Material	c / J kg⁻¹ K⁻¹	Notes
Water	4200	Highest of common liquids; excellent coolant
Ice	2100	About half that of liquid water
Steam	2000	Lower than liquid water
Ethanol	2440	Used in some cooling systems
Aluminium	900	Light metal, heats quickly
Copper	390	Good conductor, low SHC
Iron/Steel	450	Structural metal
Lead	130	Very low — heats up rapidly
Glass	840	Similar to concrete
Cooking oil	≈ 2000	Heats faster than water
Concrete	≈ 800	Used in thermal mass buildings
Air (at constant p)	1010	Important for atmospheric physics
Mercury	140	Used in older thermometers

Water has an unusually high specific heat capacity. This means it takes a lot of energy to heat water up, but it also means water releases a lot of energy when it cools down.
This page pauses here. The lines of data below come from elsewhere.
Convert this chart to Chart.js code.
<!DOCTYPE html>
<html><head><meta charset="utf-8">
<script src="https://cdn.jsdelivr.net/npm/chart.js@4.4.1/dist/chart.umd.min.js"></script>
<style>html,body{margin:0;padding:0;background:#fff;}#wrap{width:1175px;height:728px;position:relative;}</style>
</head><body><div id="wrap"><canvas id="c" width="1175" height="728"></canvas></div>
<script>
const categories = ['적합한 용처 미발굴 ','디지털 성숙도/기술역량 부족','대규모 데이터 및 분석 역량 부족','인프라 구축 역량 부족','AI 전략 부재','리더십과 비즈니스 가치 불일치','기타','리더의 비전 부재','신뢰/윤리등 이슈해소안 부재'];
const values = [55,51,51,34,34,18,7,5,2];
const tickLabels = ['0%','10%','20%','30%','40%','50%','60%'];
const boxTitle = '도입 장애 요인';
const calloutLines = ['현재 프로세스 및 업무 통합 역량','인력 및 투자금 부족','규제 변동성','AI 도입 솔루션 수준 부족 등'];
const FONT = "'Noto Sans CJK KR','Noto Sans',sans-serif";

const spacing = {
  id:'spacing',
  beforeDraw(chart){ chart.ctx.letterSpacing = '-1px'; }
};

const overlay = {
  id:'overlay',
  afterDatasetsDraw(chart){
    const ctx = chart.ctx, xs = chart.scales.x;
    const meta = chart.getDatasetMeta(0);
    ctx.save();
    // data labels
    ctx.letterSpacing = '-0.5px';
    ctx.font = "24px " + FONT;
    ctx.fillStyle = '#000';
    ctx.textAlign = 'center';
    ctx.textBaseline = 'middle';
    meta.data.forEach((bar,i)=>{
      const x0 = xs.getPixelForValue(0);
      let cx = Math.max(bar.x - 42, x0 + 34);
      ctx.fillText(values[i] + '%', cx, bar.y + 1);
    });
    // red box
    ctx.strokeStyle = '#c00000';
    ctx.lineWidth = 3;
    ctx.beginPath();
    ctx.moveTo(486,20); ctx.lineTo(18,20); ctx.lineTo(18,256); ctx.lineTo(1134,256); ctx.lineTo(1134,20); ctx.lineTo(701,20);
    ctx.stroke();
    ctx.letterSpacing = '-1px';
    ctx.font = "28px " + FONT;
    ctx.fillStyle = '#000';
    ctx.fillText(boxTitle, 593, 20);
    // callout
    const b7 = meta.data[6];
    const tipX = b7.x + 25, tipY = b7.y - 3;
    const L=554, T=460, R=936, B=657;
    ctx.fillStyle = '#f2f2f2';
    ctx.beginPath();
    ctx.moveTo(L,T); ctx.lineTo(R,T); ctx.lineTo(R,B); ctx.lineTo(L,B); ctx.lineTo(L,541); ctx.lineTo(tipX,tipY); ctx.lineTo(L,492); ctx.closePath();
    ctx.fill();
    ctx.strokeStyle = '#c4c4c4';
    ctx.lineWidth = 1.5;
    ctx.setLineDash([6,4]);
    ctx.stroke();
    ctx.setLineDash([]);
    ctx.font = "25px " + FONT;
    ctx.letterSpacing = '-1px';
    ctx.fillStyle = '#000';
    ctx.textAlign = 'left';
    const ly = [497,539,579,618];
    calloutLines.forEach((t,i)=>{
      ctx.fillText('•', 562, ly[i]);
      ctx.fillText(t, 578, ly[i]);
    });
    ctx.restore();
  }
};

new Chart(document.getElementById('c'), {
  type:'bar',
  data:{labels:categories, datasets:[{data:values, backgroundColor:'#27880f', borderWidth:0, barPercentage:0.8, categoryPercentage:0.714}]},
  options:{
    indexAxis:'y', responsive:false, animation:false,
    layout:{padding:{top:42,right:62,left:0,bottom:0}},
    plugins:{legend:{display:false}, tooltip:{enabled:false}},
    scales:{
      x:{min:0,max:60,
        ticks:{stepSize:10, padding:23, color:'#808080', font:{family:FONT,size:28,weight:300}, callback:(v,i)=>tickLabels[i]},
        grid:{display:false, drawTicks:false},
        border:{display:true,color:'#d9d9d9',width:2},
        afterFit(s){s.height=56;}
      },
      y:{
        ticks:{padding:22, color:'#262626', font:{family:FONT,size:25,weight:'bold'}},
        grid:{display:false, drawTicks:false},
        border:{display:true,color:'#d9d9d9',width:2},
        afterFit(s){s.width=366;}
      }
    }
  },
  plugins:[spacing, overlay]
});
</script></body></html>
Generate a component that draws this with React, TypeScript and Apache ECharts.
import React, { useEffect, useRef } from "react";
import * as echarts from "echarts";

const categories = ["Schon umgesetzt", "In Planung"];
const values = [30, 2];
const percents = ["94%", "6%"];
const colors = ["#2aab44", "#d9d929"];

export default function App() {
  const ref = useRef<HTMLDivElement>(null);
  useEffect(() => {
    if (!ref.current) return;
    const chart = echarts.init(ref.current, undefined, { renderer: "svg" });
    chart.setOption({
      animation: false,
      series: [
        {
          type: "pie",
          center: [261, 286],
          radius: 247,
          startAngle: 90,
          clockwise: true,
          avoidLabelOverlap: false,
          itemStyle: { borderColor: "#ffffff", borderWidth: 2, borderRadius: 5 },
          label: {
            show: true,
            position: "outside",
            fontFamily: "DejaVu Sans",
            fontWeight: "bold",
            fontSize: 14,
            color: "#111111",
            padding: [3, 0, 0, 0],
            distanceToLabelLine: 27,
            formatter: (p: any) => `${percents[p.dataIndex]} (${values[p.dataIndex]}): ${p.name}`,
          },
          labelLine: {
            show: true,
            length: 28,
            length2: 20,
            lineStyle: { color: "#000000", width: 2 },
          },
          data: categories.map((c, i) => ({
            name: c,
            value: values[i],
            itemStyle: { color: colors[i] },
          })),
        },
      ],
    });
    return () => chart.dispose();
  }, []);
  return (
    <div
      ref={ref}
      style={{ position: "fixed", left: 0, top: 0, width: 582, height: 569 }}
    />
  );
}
This property is why water is used as a coolant in engines and central heating systems, and why coastal areas have more moderate climates than inland areas.

Worked Example 1: Basic SHC Calculation

How much energy is needed to heat 2.0 kg of water from 20 °C to 100 °C? (c for water = 4200 J kg⁻¹ K⁻¹)
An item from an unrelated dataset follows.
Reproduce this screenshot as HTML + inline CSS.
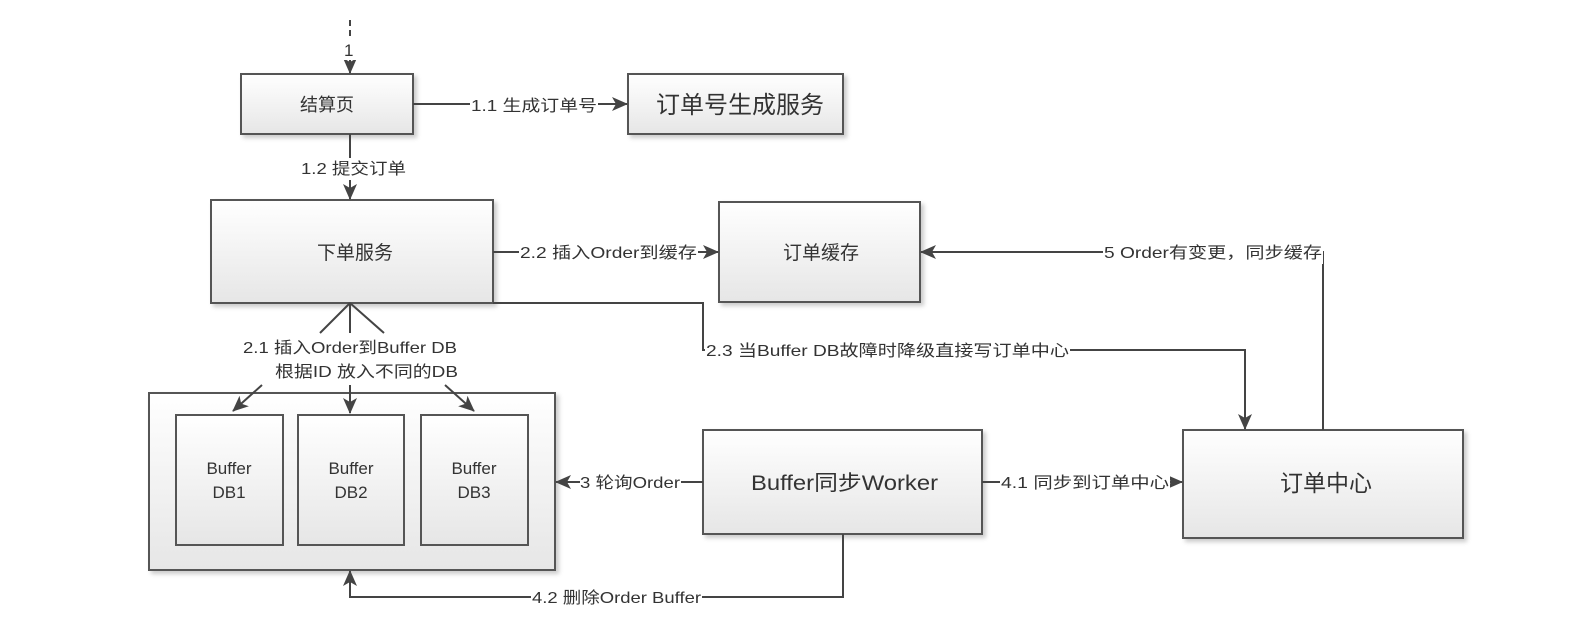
<!DOCTYPE html>
<html><head><meta charset="utf-8"><style>
body{margin:0;background:#fff}
text{font-family:"Liberation Sans","Noto Sans CJK SC",sans-serif;fill:#333}
</style></head><body>
<svg width="1572" height="630" xmlns="http://www.w3.org/2000/svg">
<defs>
<linearGradient id="g" x1="0" y1="0" x2="0" y2="1"><stop offset="0" stop-color="#ffffff"/><stop offset="1" stop-color="#e6e6e6"/></linearGradient>
<marker id="a" markerWidth="16" markerHeight="14" refX="15" refY="7" orient="auto" markerUnits="userSpaceOnUse"><path d="M0,0 L16,7 L0,14 L4,7 z" fill="#444"/></marker>
<filter id="s" x="-5%" y="-5%" width="115%" height="125%"><feDropShadow dx="3" dy="3" stdDeviation="2" flood-color="#000" flood-opacity="0.2"/></filter>
</defs>
<g stroke="#555" stroke-width="2" fill="url(#g)" filter="url(#s)">
<rect x="241" y="74" width="172" height="60"/>
<rect x="628" y="74" width="215" height="60"/>
<rect x="211" y="200" width="282" height="103"/>
<rect x="719" y="202" width="201" height="100"/>
<rect x="149" y="393" width="406" height="177"/>
<rect x="176" y="415" width="107" height="130"/>
<rect x="298" y="415" width="106" height="130"/>
<rect x="421" y="415" width="107" height="130"/>
<rect x="703" y="430" width="279" height="104"/>
<rect x="1183" y="430" width="280" height="108"/>
</g>
<g stroke="#444" stroke-width="2" fill="none">
<path d="M350,20 V73" stroke-dasharray="6,4" marker-end="url(#a)"/>
<path d="M413,104 H627" marker-end="url(#a)"/>
<path d="M350,134 V199" marker-end="url(#a)"/>
<path d="M493,252 H718" marker-end="url(#a)"/>
<path d="M1323,430 V252 H921" marker-end="url(#a)"/>
<path d="M493,303 H703 V350 H1245 V429" marker-end="url(#a)"/>
<path d="M350,303 L320,333 M350,303 V333 M350,303 L384,333"/>
<path d="M262,385 L233,411" marker-end="url(#a)"/>
<path d="M350,385 V413" marker-end="url(#a)"/>
<path d="M445,385 L474,411" marker-end="url(#a)"/>
<path d="M703,482 H556" marker-end="url(#a)"/>
<path d="M982,482 H1182" marker-end="url(#a)"/>
<path d="M843,534 V597 H350 V571" marker-end="url(#a)"/>
</g>
<g fill="#fff">
<rect x="343" y="40" width="14" height="20"/>
<rect x="470" y="94" width="128" height="22"/>
<rect x="300" y="158" width="107" height="22"/>
<rect x="519" y="242" width="179" height="22"/>
<rect x="1103" y="242" width="220" height="22"/>
<rect x="705" y="340" width="365" height="22"/>
<rect x="580" y="472" width="101" height="22"/>
<rect x="1000" y="472" width="170" height="22"/>
<rect x="531" y="587" width="171" height="22"/>
</g>
<g font-size="16">
<text x="344" y="56" font-size="17">1</text>
<text x="471" y="111" textLength="126" lengthAdjust="spacingAndGlyphs">1.1 生成订单号</text>
<text x="301" y="174" textLength="105" lengthAdjust="spacingAndGlyphs">1.2 提交订单</text>
<text x="520" y="258" textLength="177" lengthAdjust="spacingAndGlyphs">2.2 插入Order到缓存</text>
<text x="1104" y="258" textLength="218" lengthAdjust="spacingAndGlyphs">5 Order有变更，同步缓存</text>
<text x="706" y="356" textLength="363" lengthAdjust="spacingAndGlyphs">2.3 当Buffer DB故障时降级直接写订单中心</text>
<text x="243" y="353" textLength="214" lengthAdjust="spacingAndGlyphs">2.1 插入Order到Buffer DB</text>
<text x="275" y="377" textLength="183" lengthAdjust="spacingAndGlyphs">根据ID 放入不同的DB</text>
<text x="580" y="488" textLength="100" lengthAdjust="spacingAndGlyphs">3 轮询Order</text>
<text x="1001" y="488" textLength="168" lengthAdjust="spacingAndGlyphs">4.1 同步到订单中心</text>
<text x="532" y="603" textLength="169" lengthAdjust="spacingAndGlyphs">4.2 删除Order Buffer</text>
</g>
<g text-anchor="middle">
<text x="327" y="111" font-size="18">结算页</text>
<text x="740" y="113" font-size="24">订单号生成服务</text>
<text x="355" y="259" font-size="19">下单服务</text>
<text x="821" y="259" font-size="19">订单缓存</text>
<g font-size="17">
<text x="229" y="474">Buffer</text><text x="229" y="498">DB1</text>
<text x="351" y="474">Buffer</text><text x="351" y="498">DB2</text>
<text x="474" y="474">Buffer</text><text x="474" y="498">DB3</text>
</g>
<text x="751" y="490" font-size="21" text-anchor="start" textLength="187" lengthAdjust="spacingAndGlyphs">Buffer同步Worker</text>
<text x="1326" y="491" font-size="23">订单中心</text>
</g>
</svg>
</body></html>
Q = mcΔθ Q = 2.0 × 4200 × (100 − 20) Q = 2.0 × 4200 × 80 Q = 672 000 J = 672 kJ

Worked Example 2: Thermal Equilibrium (Two Substances)

A 0.50 kg block of copper at 200 °C is placed in 1.0 kg of water at 20 °C. Assuming no energy is lost to the surroundings, what is the final temperature? (c for copper = 390 J kg⁻¹ K⁻¹, c for water = 4200 J kg⁻¹ K⁻¹)

Energy lost by copper = Energy gained by water

m_copper × c_copper × (200 − T) = m_water × c_water × (T − 20)

0.50 × 390 × (200 − T) = 1.0 × 4200 × (T − 20)

195(200 − T) = 4200(T − 20)

39 000 − 195T = 4200T − 84 000

39 000 + 84 000 = 4200T + 195T

123 000 = 4395T

T = 123 000 ÷ 4395 = 28.0 °C (3 s.f.)

The final temperature is approximately 28 °C. Notice how the large specific heat capacity of water means the water temperature barely rises despite absorbing all the energy from the hot copper.

Worked Example 3: Finding the SHC of an Unknown Metal

A 0.25 kg block of an unknown metal at 95 °C is placed in 0.40 kg of water at 18 °C in an insulated container. The final temperature is 22 °C. Calculate the specific heat capacity of the metal. (c_water = 4200 J kg⁻¹ K⁻¹)

Energy lost by metal = Energy gained by water

0.25 × c_metal × (95 − 22) = 0.40 × 4200 × (22 − 18)

0.25 × c_metal × 73 = 0.40 × 4200 × 4

18.25 × c_metal = 6720

c_metal = 6720 / 18.25 = 368 J kg⁻¹ K⁻¹

This is close to the value for copper (390 J kg⁻¹ K⁻¹), suggesting the metal is likely copper. The slightly lower experimental value could be explained by small heat losses to the surroundings.

Worked Example 4: Electrical Heating with Power and Time

A 2.5 kW immersion heater is used to heat 8.0 kg of water in a tank from 15 °C to 55 °C. How long does this take? How much does it cost if electricity is 30p per kWh?

Q = mcΔθ = 8.0 × 4200 × (55 − 15) = 8.0 × 4200 × 40 = 1 344 000 J

Time = Q / P = 1 344 000 / 2500 = 537.6 s ≈ 538 s (about 9 minutes)

Energy in kWh = 1 344 000 / (3.6 × 10⁶) = 0.373 kWh

Cost = 0.373 × 30 = 11.2p ≈ 11p

Measuring Specific Heat Capacity: The Electrical Method

The most common experimental method for determining SHC uses an electrical heater:

Measure the mass of the substance (solid block or liquid in a calorimeter).
Insert an electrical heater and a thermometer into the substance.
Record the initial temperature.
Switch on the heater and record the current (I) and potential difference (V).
After a measured time (t), record the final temperature.
Calculate the electrical energy supplied: E = VIt.
Use Q = mcΔθ, rearranging to find c = Q / (mΔθ).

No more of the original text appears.